A Lamination Upper Bound to the Free Energy of Shape Memory Alloys

Modeling the energetic behavior of materials showing martensitic phase transformations usually leads to non-convex energy formulations. In a variety of models based on quasi-convex analysis, the Reuß lower bound, which neglects the compatibility constraint for the deformation fluctuations, is used as an estimate for the so-called energy of mixing.

We present an upper bound that is on the one hand based on the lamination mixture formula, which gives an estimate of the free energy of two-variant materials and is extended to a specialized n-variant case in our work. On the other hand, we rely on experimentally well established assumptions about the type of microstructure that forms in such alloys. More precisely, we restrict the set of physically admissible microstructures to the subset of second order laminated microstructres consisting of austenite and twinned martensites. We further refine our upper bound by taking into account the notion of twin-compatibility.

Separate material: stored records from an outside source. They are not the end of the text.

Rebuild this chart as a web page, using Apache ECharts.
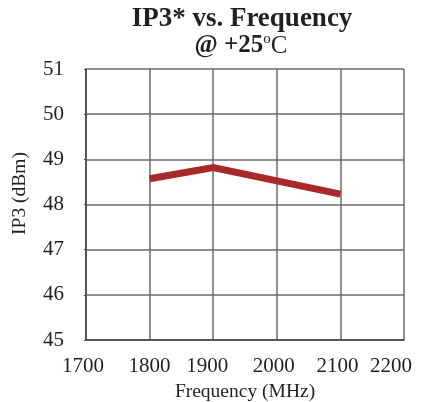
<!DOCTYPE html>
<html>
<head>
<meta charset="utf-8">
<script src="https://cdn.jsdelivr.net/npm/echarts@6/dist/echarts.min.js"></script>
<style>html,body{margin:0;padding:0;background:#fff}#c{width:423px;height:402px}</style>
</head>
<body>
<div id="c"></div>
<script>
var titleMain = 'IP3* vs. Frequency';
var titleTempPrefix = '@ +25';
var titleDegree = 'o';
var titleUnit = 'C';
var xName = 'Frequency (MHz)';
var yName = 'IP3 (dBm)';
var freqMHz = [1800, 1900, 2100];
var ip3dBm = [48.57, 48.82, 48.23];
var xMin = 1700, xMax = 2200, xStep = 100;
var yMin = 45, yMax = 51, yStep = 1;

var serif = '"Liberation Serif", "Times New Roman", serif';
var ink = '#231f20';
var gridCol = '#6a6a6a';

var xPadRight = {1700: 6, 1800: 0, 1900: 12, 2000: 6, 2100: 6, 2200: 26};

var chart = echarts.init(document.getElementById('c'), null, {renderer: 'canvas'});
chart.setOption({
  animation: false,
  backgroundColor: '#fff',
  grid: {left: 86, right: 19, top: 69, bottom: 62, containLabel: false, outerBoundsMode: 'none'},
  graphic: [
    {type: 'text', x: 242, y: 19,
     style: {text: titleMain, font: 'bold 27px ' + serif, fill: ink, align: 'center', verticalAlign: 'middle'}},
    {type: 'text', x: 241, y: 46,
     style: {text: '{b|' + titleTempPrefix + '}{s|' + titleDegree + '}{r|' + titleUnit + '}',
       align: 'center', verticalAlign: 'middle', fill: ink,
       rich: {
         b: {fontFamily: serif, fontWeight: 'bold', fontSize: 25, fill: ink, lineHeight: 28},
         s: {fontFamily: serif, fontSize: 15, fill: ink, verticalAlign: 'top', lineHeight: 28, padding: [0, 0, 10, 0]},
         r: {fontFamily: serif, fontSize: 25, fill: ink, lineHeight: 28}
       }}}
  ],
  xAxis: {
    type: 'value', min: xMin, max: xMax, interval: xStep,
    name: xName, nameLocation: 'middle', nameGap: 41,
    nameTextStyle: {fontFamily: serif, fontSize: 19.5, color: ink},
    axisLine: {show: true, lineStyle: {color: '#444', width: 1.5}},
    axisTick: {show: false},
    splitLine: {show: true, lineStyle: {color: gridCol, width: 1.5}},
    axisLabel: {
      margin: 16, fontFamily: serif, fontSize: 21, color: ink,
      formatter: function (v) { return '{p' + v + '|' + v + '}'; },
      rich: (function () {
        var r = {};
        for (var k in xPadRight) r['p' + k] = {fontFamily: serif, fontSize: 21, color: ink, padding: [0, xPadRight[k], 0, 0]};
        return r;
      })()
    }
  },
  yAxis: {
    type: 'value', min: yMin, max: yMax, interval: yStep,
    name: yName, nameLocation: 'middle', nameGap: 56, nameRotate: 90,
    nameTextStyle: {fontFamily: serif, fontSize: 19.5, color: ink, padding: [0, 0, 0, 22]},
    axisLine: {show: true, lineStyle: {color: '#444', width: 1.5}},
    axisTick: {show: true, length: 2, lineStyle: {color: '#444'}},
    splitLine: {show: true, lineStyle: {color: gridCol, width: 1.5}},
    axisLabel: {margin: 22, fontFamily: serif, fontSize: 21, color: ink}
  },
  series: [{
    type: 'line',
    data: freqMHz.map(function (f, i) { return [f, ip3dBm[i]]; }),
    showSymbol: false, symbol: 'none',
    lineStyle: {color: '#a8292b', width: 7, cap: 'butt', join: 'miter'},
    itemStyle: {color: '#a8292b'}
  }]
});
</script>
</body>
</html>
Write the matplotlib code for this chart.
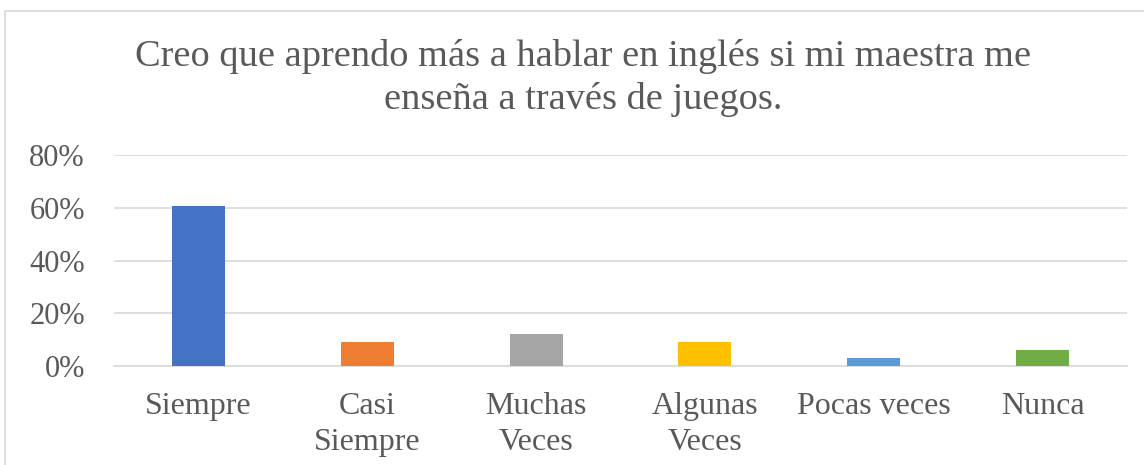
import matplotlib
matplotlib.use('Agg')
import matplotlib.pyplot as plt
from matplotlib.patches import Rectangle
from matplotlib.ticker import PercentFormatter

categories = ['Siempre', 'Casi\nSiempre', 'Muchas\nVeces', 'Algunas\nVeces', 'Pocas veces', 'Nunca']
values = [0.606, 0.091, 0.121, 0.091, 0.030, 0.061]
colors = ['#4472C4', '#ED7D31', '#A5A5A5', '#FFC000', '#5B9BD5', '#70AD47']
y_ticks = [0.0, 0.2, 0.4, 0.6, 0.8]
title = 'Creo que aprendo más a hablar en inglés si mi maestra me\nenseña a través de juegos.'

text_clr = '#595959'
grid_clr = '#D9D9D9'

plt.rcParams['font.family'] = ['Liberation Serif', 'DejaVu Serif']

fig = plt.figure(figsize=(11.44, 4.65), dpi=100)
fig.patches.append(Rectangle((5 / 1144, -0.01), 1.02, (465 - 11) / 465 + 0.01,
                             transform=fig.transFigure, facecolor='none',
                             edgecolor=grid_clr, linewidth=1.2))

ax = fig.add_axes([114 / 1144, 99 / 465, 1013 / 1144, 211 / 465])
x = range(len(categories))
ax.bar(x, values, width=0.314, color=colors, zorder=3)

ax.set_xlim(-0.5, len(categories) - 0.5)
ax.set_ylim(0, 0.8)
ax.set_yticks(y_ticks)
ax.yaxis.set_major_formatter(PercentFormatter(1.0, decimals=0))
ax.set_xticks(list(x))
ax.set_xticklabels(categories, linespacing=1.3)
ax.tick_params(axis='both', length=0, labelsize=23, colors=text_clr)
ax.tick_params(axis='y', pad=21, labelsize=22)
ax.tick_params(axis='x', pad=19)
ax.grid(axis='y', color=grid_clr, linewidth=1.2, zorder=0)
for side in ['top', 'right', 'left']:
    ax.spines[side].set_visible(False)
ax.spines['bottom'].set_color(grid_clr)
ax.spines['bottom'].set_linewidth(1.2)

fig.text(583 / 1144, 1 - 78 / 465, title, ha='center', va='center',
         fontsize=27.6, color=text_clr, linespacing=1.27)

fig.savefig('out.png', dpi=100)
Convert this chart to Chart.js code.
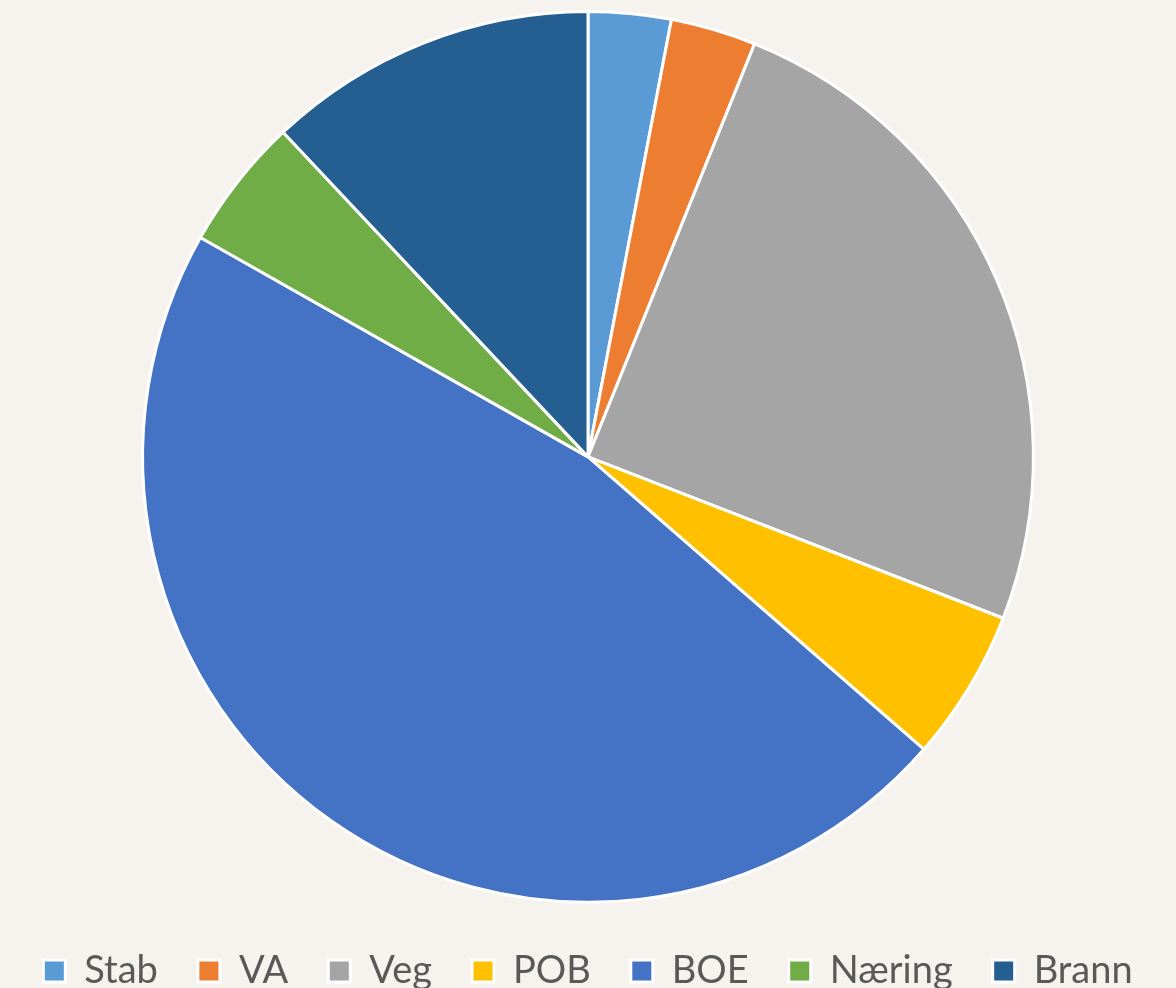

For the physically relevant examples of 13- and 7-variant Cu-Al-Ni shape memory alloys, striking congruence is obtained in the comparison of the Reuß lower and our upper bound for fixed volume fractions. Furthermore, we show results of global minimization of the energy obtained by each bound over the volume fractions of the variants. Similarities and differences in the energy-minimizing volume fractions are discussed. (© 2006 WILEY-VCH Verlag GmbH & Co. KGaA, Weinheim)